Driven largely by soaring gas prices, inflation reached levels not seen in decades over the last year, according to new Consumer Price Index data.
Prices at the pump helped accelerate inflation to 8.6% for the 12 months ending in May, CNN reports—and there seems to be no end in sight.
Such price disruptions are sure to have impacts on consumer behavior.
Market-watchers have suggested that an “inflationary psychology” is starting to set in, which describes a situation wherein consumers expect future prices to be higher than they are at present, creating less short-term resistance to spending.
With some consumers willing to spend more to get ahead of inflation, firms are equally willing to raise wages, leading to fears of a “wage-price spiral,” or what’s referred to as inflation’s self-fulfilling prophecy.
Inflationary psychology may just be one ingredient propelling a wage-price spiral, says Rory Smead, associate professor of philosophy at Northeastern, who researches the evolution of social behavior.
But the situation is manifold, and it’s hard to predict how consumers will respond to the economy-wide price surge.
“Like anything in the economy—you’re dealing with a really complex system,” Smead says.
“Sometimes economists fixate on one or two aspects of the situation that we can understand; but what might cause inflation in one context might cause deflation in another based on what else might be going on in the background.”
Smead says one factor that observers might gloss over as it relates to present economic conditions is just how educated and in-touch with economic news consumers are today compared to decades prior.
Social media and the 24/7 news cycle have helped drive information such that consumers develop “generalized inflationary expectations” that in turn influence how they behave, says Bruce Clark, associate professor of marketing at D’Amore-McKim School of Business.
“The first question we might ask is: Do they [consumers] even notice?” Bruce says, “Do they notice that prices have changed, and if so, is it from personal experience, or other people telling them?”
A person’s financial situation bears greatly on how they respond, he says.
“If you’re fairly well off, inflation might be annoying but it doesn’t bother you that much,” he says. “You may order a less-expensive meal, spend more out of savings, for example. It may only hang over you on bigger purchases, like when you go to buy a house.”
Clark says that research shows that consumers by and large notice price fluctuations on items they’ve purchased recently, and that they purchase frequently. You’re more likely to notice a change in the price of coffee, for example, versus the toothpaste that you buy every six months, he says.

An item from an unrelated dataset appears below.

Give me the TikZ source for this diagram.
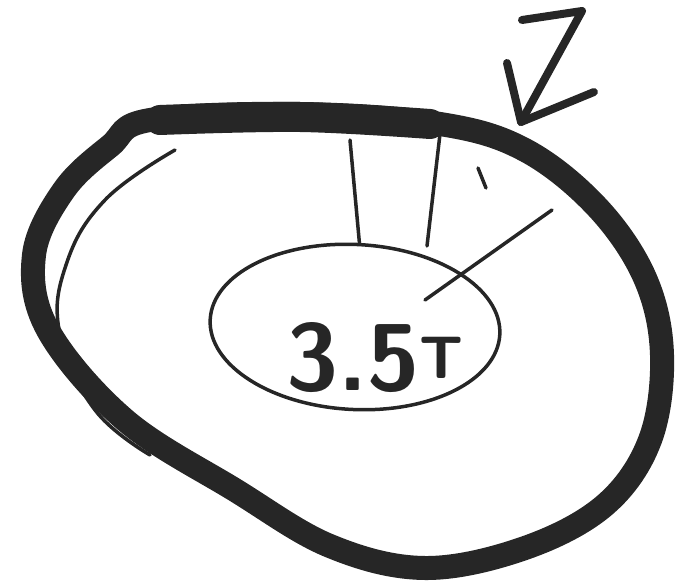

And then there is the price of gas—the most visible marker of inflation—which historically plays an “outsized role in how consumers see prices in the economy,” so much so that even many people who do not drive or purchase gasoline are aware of it, Clark says.
The so-called “forward-buying” that characterizes the wage-price spiral is seen mostly in items that can be stockpiled, such as certain kinds of food items.
But just how much do consumers accelerate their purchasing during inflationary periods?
“One of the arguments against this is that the other we see in an inflationary environment is that certain people may become more uncertain,” Clark says.
Concerns that the U.S. economy may be headed into a recession may also factor into consumers’ thinking about the future. Some consumers may respond by curbing spending over worries that they could lose their job, or their hours reduced, Clark says.
But one thing is certain: Once the cycle of inflationary psychology begins, it’s hard for economic policymakers to stop it.
“Even figuring out how to correct or design policy around these disruptions can be really, maddeningly complicated,” Smead says.